Chuck Norris does not sleep. He waits.
Chuck Norris has the greatest Poker-Face of all time. He won the 1983 World Series of Poker, despite holding only a Joker, a Get out of Jail Free Monopoly card, a 2 of clubs, 7 of spades and a green #4 card from the game UNO.
Arnold Schwarzenegger cannot tell Chuck Norris to "get down!"
When Chuck Norris was a kid he forced his mum to eat her vegetables!
You might kill two birds with one stone, but Chuck Norris kills two stones with one bird.

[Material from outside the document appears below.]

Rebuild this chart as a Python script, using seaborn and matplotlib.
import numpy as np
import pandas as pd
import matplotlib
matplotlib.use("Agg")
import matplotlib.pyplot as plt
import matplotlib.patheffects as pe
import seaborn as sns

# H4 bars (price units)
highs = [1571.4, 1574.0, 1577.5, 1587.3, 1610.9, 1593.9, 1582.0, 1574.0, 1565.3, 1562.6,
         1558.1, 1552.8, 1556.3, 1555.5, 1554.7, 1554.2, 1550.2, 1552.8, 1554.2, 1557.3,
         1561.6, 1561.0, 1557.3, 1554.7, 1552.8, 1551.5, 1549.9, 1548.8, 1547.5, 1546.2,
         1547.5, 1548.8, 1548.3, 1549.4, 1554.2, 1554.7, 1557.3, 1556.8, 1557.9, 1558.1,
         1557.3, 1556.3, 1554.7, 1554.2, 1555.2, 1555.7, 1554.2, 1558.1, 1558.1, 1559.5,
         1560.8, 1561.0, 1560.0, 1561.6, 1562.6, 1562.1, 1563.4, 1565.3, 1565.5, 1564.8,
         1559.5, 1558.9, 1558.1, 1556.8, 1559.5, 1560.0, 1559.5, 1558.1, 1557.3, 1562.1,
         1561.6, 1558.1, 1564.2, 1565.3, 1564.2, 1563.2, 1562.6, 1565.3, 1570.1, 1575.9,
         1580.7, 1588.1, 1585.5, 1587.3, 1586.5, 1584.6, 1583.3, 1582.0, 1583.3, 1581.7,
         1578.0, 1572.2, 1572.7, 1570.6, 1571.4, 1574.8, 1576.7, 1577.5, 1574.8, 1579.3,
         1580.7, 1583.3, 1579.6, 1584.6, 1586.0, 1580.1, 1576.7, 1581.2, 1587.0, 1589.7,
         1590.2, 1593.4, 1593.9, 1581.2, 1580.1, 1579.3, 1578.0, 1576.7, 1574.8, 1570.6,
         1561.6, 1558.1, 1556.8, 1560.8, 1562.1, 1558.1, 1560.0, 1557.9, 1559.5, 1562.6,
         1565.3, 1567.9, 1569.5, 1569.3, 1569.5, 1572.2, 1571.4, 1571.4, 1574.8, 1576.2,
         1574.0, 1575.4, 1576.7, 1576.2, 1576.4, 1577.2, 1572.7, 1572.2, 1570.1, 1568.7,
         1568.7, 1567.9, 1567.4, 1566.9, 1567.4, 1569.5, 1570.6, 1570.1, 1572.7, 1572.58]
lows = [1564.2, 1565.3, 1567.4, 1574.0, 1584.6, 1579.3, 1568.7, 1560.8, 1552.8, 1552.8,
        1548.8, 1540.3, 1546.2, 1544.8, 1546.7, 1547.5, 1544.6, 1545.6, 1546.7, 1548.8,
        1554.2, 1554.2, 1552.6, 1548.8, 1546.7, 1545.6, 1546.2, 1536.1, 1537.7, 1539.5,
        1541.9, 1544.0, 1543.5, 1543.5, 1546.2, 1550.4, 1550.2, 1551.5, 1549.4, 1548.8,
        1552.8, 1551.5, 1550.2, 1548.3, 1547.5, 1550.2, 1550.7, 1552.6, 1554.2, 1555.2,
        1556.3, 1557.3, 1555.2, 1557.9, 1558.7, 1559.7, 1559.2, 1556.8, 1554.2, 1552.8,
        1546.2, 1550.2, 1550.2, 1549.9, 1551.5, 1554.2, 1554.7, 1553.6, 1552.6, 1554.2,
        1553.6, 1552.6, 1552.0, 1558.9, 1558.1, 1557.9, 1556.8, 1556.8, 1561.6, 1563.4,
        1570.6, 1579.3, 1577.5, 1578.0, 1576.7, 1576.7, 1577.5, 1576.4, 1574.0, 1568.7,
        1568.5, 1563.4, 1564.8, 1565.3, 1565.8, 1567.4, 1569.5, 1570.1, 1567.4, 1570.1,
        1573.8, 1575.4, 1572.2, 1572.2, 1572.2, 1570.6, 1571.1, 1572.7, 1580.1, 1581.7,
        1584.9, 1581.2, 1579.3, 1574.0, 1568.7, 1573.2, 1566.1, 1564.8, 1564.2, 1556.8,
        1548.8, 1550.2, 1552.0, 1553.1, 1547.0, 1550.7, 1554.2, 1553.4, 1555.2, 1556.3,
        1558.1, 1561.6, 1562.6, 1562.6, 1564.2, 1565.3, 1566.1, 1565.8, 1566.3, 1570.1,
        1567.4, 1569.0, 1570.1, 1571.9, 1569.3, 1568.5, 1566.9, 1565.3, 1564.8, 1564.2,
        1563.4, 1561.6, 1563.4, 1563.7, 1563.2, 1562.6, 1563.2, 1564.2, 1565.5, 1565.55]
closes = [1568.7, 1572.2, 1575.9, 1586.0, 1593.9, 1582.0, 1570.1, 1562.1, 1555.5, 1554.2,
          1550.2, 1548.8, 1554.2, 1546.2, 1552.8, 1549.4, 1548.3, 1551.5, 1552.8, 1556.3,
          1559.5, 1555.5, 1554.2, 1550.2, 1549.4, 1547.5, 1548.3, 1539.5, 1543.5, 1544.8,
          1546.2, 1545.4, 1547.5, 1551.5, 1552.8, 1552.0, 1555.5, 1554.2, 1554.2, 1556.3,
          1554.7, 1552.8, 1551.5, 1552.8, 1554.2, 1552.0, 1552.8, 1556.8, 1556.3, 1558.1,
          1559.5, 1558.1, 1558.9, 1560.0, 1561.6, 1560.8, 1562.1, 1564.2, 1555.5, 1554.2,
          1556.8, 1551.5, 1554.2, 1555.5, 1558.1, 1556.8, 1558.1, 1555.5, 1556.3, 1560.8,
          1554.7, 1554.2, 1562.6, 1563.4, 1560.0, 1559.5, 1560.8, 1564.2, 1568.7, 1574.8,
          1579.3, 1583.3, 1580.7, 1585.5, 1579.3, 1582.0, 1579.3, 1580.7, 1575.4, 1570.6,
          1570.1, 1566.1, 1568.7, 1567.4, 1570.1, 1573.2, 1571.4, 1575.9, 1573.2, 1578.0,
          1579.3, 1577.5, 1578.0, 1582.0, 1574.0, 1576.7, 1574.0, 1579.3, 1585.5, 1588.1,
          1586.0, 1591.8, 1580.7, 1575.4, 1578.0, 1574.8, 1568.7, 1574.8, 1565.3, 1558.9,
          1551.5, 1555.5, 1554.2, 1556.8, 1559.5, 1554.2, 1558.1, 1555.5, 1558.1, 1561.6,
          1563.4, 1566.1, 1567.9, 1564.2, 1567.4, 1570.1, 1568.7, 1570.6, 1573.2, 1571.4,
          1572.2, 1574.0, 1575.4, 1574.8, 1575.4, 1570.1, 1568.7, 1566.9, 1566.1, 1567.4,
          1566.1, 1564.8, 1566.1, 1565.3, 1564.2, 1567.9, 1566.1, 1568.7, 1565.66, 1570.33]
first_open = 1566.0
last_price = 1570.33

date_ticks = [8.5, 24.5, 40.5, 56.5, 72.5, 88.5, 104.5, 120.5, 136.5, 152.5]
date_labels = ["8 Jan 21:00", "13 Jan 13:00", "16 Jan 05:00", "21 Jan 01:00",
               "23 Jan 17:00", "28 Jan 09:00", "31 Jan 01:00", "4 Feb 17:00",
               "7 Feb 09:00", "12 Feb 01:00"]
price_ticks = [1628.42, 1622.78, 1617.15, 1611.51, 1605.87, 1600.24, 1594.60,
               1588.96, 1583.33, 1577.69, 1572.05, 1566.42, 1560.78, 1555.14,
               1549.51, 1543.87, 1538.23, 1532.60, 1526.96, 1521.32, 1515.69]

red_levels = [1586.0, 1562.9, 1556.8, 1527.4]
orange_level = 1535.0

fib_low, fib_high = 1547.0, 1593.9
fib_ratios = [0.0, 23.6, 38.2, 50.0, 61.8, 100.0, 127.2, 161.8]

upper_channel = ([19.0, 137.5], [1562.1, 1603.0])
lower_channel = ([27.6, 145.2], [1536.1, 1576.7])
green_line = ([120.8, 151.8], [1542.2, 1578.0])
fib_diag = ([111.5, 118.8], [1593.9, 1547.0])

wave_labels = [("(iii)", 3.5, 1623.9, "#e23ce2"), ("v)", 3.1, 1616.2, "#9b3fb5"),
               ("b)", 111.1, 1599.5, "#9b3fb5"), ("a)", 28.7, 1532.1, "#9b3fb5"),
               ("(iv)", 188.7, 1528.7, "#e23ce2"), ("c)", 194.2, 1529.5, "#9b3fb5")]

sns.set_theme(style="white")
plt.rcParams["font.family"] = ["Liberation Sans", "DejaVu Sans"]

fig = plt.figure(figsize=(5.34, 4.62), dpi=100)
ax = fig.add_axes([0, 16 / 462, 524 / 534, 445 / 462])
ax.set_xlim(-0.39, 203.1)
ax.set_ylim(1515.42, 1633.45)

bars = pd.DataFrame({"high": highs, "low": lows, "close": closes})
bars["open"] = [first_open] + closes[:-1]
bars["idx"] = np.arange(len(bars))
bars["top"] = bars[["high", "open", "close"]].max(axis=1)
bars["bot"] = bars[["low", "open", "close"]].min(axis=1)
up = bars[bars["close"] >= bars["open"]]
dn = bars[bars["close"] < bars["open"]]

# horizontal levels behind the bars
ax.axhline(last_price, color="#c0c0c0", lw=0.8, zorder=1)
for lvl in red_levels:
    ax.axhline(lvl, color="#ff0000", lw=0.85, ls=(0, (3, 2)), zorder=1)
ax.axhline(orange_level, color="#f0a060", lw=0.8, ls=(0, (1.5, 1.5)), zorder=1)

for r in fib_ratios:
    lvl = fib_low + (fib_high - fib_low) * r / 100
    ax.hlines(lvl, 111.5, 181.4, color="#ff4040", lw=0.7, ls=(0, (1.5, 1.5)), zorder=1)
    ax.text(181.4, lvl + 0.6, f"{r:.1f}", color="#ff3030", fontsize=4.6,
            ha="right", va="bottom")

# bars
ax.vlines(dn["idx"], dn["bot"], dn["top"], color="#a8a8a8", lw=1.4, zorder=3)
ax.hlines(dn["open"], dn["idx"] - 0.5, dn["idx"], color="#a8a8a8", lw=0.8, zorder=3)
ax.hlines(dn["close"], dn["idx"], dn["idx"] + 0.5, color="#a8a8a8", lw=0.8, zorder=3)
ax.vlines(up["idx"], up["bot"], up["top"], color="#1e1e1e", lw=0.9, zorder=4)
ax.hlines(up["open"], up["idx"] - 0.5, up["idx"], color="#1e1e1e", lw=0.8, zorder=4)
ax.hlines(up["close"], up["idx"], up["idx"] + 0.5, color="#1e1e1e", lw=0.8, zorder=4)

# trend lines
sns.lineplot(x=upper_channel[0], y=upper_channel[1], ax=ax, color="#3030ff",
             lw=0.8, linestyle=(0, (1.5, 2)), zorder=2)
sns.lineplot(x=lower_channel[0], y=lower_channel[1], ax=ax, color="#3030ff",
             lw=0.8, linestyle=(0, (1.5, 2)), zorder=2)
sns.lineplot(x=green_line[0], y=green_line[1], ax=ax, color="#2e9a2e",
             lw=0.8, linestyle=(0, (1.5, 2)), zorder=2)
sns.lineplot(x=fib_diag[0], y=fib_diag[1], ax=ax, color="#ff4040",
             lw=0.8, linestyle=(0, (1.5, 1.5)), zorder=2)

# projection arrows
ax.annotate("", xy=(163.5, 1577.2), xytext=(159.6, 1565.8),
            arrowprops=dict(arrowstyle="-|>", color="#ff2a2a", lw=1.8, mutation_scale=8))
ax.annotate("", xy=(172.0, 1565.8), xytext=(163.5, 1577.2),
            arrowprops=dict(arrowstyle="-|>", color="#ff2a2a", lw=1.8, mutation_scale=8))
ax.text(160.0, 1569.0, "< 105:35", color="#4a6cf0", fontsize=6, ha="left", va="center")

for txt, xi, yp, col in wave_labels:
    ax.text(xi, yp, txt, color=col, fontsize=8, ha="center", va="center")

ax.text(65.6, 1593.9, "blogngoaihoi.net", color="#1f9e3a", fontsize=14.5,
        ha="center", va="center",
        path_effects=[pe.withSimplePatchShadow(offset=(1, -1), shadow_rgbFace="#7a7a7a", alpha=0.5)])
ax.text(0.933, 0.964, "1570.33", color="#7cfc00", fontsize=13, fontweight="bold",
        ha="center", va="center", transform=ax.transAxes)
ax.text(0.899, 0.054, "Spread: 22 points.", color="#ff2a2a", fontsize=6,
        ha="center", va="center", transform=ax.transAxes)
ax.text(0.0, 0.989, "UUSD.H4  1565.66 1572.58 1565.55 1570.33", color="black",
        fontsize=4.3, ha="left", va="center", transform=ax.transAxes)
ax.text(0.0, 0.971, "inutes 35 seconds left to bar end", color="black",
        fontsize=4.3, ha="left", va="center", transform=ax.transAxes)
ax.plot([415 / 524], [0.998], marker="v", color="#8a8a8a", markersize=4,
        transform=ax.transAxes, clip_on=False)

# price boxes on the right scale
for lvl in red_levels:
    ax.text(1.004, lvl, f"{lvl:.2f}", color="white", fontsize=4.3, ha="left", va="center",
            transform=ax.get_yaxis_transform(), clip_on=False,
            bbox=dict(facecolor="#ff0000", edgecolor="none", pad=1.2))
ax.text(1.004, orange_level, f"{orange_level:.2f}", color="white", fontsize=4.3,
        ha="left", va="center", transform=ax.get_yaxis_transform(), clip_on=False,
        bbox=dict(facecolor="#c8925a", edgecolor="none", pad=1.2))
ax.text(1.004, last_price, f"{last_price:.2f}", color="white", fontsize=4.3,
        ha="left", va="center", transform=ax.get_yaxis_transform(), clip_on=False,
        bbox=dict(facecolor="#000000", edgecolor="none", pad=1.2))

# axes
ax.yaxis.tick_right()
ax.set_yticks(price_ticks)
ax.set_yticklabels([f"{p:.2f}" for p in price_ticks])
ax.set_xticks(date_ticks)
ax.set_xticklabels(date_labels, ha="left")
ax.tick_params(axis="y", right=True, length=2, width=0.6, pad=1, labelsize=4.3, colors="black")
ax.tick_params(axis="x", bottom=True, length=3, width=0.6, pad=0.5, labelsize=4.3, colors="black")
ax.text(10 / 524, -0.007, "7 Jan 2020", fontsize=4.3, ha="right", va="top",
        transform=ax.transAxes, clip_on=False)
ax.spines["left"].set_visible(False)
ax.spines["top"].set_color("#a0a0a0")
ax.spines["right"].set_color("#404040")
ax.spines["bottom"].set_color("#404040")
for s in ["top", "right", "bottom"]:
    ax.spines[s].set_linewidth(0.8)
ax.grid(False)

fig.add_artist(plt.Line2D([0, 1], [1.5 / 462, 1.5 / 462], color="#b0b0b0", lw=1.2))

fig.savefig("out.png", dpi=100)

It's a proven fact that you will go blind faster staring at a picture of Chuck Norris than you would staring at the sun.
Chuck Norris destroyed the periodic table, because Chuck Norris only recognizes the element of surprise.
Chuck Norris's sign language is heard around the world.
When Jeronimo jumps out of an airplane, he yells: "CHUUUUCCCKKK NNNNOOOORRRIIIISSSSSS!" When Chuck Norris jumps out of an airplane, he yells: "MEEEEEEEEEEEEEEE!"
Chuck Norris only weakness, is weakness, of course!
Chuck Norris once was pulled over by a policeman for speeding. Chuck gave him a warning.